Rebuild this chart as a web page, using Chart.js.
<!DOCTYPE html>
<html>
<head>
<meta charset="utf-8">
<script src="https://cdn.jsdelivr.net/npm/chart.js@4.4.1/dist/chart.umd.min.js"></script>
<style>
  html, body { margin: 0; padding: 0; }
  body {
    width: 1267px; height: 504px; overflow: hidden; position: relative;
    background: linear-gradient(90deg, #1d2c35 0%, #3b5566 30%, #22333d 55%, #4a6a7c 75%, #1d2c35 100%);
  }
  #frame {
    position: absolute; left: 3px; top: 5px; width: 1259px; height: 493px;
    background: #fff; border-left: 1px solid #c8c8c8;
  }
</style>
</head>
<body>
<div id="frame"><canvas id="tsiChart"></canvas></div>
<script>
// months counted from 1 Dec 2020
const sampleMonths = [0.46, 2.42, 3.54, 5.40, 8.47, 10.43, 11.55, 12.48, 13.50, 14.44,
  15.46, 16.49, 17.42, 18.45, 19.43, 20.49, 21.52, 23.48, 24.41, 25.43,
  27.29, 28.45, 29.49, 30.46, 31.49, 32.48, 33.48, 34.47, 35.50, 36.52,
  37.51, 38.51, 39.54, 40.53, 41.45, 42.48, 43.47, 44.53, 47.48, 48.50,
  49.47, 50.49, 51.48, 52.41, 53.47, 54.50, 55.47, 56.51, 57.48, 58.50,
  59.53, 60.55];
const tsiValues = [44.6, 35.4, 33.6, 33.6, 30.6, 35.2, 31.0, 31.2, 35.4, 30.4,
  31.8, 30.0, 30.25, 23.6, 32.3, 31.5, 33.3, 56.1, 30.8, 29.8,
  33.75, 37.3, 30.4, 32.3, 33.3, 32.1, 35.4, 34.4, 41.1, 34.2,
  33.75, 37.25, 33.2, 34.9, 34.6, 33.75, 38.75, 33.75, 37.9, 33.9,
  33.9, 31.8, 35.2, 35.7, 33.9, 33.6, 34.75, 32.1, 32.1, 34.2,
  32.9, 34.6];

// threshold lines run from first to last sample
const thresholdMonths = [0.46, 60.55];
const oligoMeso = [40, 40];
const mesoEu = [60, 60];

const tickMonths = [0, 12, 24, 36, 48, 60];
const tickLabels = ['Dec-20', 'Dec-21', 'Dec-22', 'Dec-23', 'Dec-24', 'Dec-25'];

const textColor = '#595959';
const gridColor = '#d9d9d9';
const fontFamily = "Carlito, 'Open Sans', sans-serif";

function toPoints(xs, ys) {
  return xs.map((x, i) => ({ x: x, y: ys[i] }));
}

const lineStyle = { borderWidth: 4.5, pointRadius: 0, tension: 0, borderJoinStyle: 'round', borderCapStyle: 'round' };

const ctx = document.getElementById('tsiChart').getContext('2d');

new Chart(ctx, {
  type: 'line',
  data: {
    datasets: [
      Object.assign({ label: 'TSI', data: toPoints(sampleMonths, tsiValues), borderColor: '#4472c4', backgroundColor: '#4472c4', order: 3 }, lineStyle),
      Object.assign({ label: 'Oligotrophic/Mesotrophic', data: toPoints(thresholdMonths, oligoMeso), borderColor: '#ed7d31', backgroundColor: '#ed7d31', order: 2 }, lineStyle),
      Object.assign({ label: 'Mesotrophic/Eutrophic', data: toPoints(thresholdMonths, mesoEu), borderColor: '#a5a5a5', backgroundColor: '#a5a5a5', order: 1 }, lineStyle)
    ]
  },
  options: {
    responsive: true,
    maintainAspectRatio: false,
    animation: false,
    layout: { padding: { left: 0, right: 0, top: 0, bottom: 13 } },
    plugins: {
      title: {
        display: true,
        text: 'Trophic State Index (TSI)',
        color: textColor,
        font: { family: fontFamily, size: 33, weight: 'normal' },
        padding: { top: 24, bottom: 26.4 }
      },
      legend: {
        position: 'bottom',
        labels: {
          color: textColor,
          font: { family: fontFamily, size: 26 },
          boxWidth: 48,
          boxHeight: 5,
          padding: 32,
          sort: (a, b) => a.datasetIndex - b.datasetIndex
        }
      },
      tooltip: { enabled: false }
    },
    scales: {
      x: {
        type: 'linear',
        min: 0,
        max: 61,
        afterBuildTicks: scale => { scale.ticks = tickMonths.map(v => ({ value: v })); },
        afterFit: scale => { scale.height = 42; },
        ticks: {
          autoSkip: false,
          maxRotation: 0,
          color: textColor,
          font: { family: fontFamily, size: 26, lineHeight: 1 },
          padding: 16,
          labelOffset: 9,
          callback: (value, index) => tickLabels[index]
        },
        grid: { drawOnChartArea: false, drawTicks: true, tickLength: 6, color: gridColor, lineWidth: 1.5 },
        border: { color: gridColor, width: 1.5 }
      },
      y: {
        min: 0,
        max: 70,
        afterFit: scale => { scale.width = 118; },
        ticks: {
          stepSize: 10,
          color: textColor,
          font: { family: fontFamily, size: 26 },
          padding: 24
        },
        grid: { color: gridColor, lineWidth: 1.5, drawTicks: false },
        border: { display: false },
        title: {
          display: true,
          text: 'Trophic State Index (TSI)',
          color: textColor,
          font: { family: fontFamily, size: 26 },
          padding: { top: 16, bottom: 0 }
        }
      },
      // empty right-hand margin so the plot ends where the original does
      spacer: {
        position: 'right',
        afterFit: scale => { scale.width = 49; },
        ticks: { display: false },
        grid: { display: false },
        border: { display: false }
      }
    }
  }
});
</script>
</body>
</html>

□ □ □ □

▸ **DIRECTIVE**: Reproduce the data, keeping every line exactly the same.

▸ **RESULT BELOW**:
Rebuild this chart as a web page, using Chart.js.
<!DOCTYPE html>
<html>
<head>
<meta charset="utf-8">
<script src="https://cdn.jsdelivr.net/npm/chart.js@4.4.1/dist/chart.umd.min.js"></script>
<style>
  html, body { margin: 0; padding: 0; }
  body {
    width: 1267px; height: 504px; overflow: hidden; position: relative;
    background: linear-gradient(90deg, #1d2c35 0%, #3b5566 30%, #22333d 55%, #4a6a7c 75%, #1d2c35 100%);
  }
  #frame {
    position: absolute; left: 3px; top: 5px; width: 1259px; height: 493px;
    background: #fff; border-left: 1px solid #c8c8c8;
  }
</style>
</head>
<body>
<div id="frame"><canvas id="tsiChart"></canvas></div>
<script>
// months counted from 1 Dec 2020
const sampleMonths = [0.46, 2.42, 3.54, 5.40, 8.47, 10.43, 11.55, 12.48, 13.50, 14.44,
  15.46, 16.49, 17.42, 18.45, 19.43, 20.49, 21.52, 23.48, 24.41, 25.43,
  27.29, 28.45, 29.49, 30.46, 31.49, 32.48, 33.48, 34.47, 35.50, 36.52,
  37.51, 38.51, 39.54, 40.53, 41.45, 42.48, 43.47, 44.53, 47.48, 48.50,
  49.47, 50.49, 51.48, 52.41, 53.47, 54.50, 55.47, 56.51, 57.48, 58.50,
  59.53, 60.55];
const tsiValues = [44.6, 35.4, 33.6, 33.6, 30.6, 35.2, 31.0, 31.2, 35.4, 30.4,
  31.8, 30.0, 30.25, 23.6, 32.3, 31.5, 33.3, 56.1, 30.8, 29.8,
  33.75, 37.3, 30.4, 32.3, 33.3, 32.1, 35.4, 34.4, 41.1, 34.2,
  33.75, 37.25, 33.2, 34.9, 34.6, 33.75, 38.75, 33.75, 37.9, 33.9,
  33.9, 31.8, 35.2, 35.7, 33.9, 33.6, 34.75, 32.1, 32.1, 34.2,
  32.9, 34.6];

// threshold lines run from first to last sample
const thresholdMonths = [0.46, 60.55];
const oligoMeso = [40, 40];
const mesoEu = [60, 60];

const tickMonths = [0, 12, 24, 36, 48, 60];
const tickLabels = ['Dec-20', 'Dec-21', 'Dec-22', 'Dec-23', 'Dec-24', 'Dec-25'];

const textColor = '#595959';
const gridColor = '#d9d9d9';
const fontFamily = "Carlito, 'Open Sans', sans-serif";

function toPoints(xs, ys) {
  return xs.map((x, i) => ({ x: x, y: ys[i] }));
}

const lineStyle = { borderWidth: 4.5, pointRadius: 0, tension: 0, borderJoinStyle: 'round', borderCapStyle: 'round' };

const ctx = document.getElementById('tsiChart').getContext('2d');

new Chart(ctx, {
  type: 'line',
  data: {
    datasets: [
      Object.assign({ label: 'TSI', data: toPoints(sampleMonths, tsiValues), borderColor: '#4472c4', backgroundColor: '#4472c4', order: 3 }, lineStyle),
      Object.assign({ label: 'Oligotrophic/Mesotrophic', data: toPoints(thresholdMonths, oligoMeso), borderColor: '#ed7d31', backgroundColor: '#ed7d31', order: 2 }, lineStyle),
      Object.assign({ label: 'Mesotrophic/Eutrophic', data: toPoints(thresholdMonths, mesoEu), borderColor: '#a5a5a5', backgroundColor: '#a5a5a5', order: 1 }, lineStyle)
    ]
  },
  options: {
    responsive: true,
    maintainAspectRatio: false,
    animation: false,
    layout: { padding: { left: 0, right: 0, top: 0, bottom: 13 } },
    plugins: {
      title: {
        display: true,
        text: 'Trophic State Index (TSI)',
        color: textColor,
        font: { family: fontFamily, size: 33, weight: 'normal' },
        padding: { top: 24, bottom: 26.4 }
      },
      legend: {
        position: 'bottom',
        labels: {
          color: textColor,
          font: { family: fontFamily, size: 26 },
          boxWidth: 48,
          boxHeight: 5,
          padding: 32,
          sort: (a, b) => a.datasetIndex - b.datasetIndex
        }
      },
      tooltip: { enabled: false }
    },
    scales: {
      x: {
        type: 'linear',
        min: 0,
        max: 61,
        afterBuildTicks: scale => { scale.ticks = tickMonths.map(v => ({ value: v })); },
        afterFit: scale => { scale.height = 42; },
        ticks: {
          autoSkip: false,
          maxRotation: 0,
          color: textColor,
          font: { family: fontFamily, size: 26, lineHeight: 1 },
          padding: 16,
          labelOffset: 9,
          callback: (value, index) => tickLabels[index]
        },
        grid: { drawOnChartArea: false, drawTicks: true, tickLength: 6, color: gridColor, lineWidth: 1.5 },
        border: { color: gridColor, width: 1.5 }
      },
      y: {
        min: 0,
        max: 70,
        afterFit: scale => { scale.width = 118; },
        ticks: {
          stepSize: 10,
          color: textColor,
          font: { family: fontFamily, size: 26 },
          padding: 24
        },
        grid: { color: gridColor, lineWidth: 1.5, drawTicks: false },
        border: { display: false },
        title: {
          display: true,
          text: 'Trophic State Index (TSI)',
          color: textColor,
          font: { family: fontFamily, size: 26 },
          padding: { top: 16, bottom: 0 }
        }
      },
      // empty right-hand margin so the plot ends where the original does
      spacer: {
        position: 'right',
        afterFit: scale => { scale.width = 49; },
        ticks: { display: false },
        grid: { display: false },
        border: { display: false }
      }
    }
  }
});
</script>
</body>
</html>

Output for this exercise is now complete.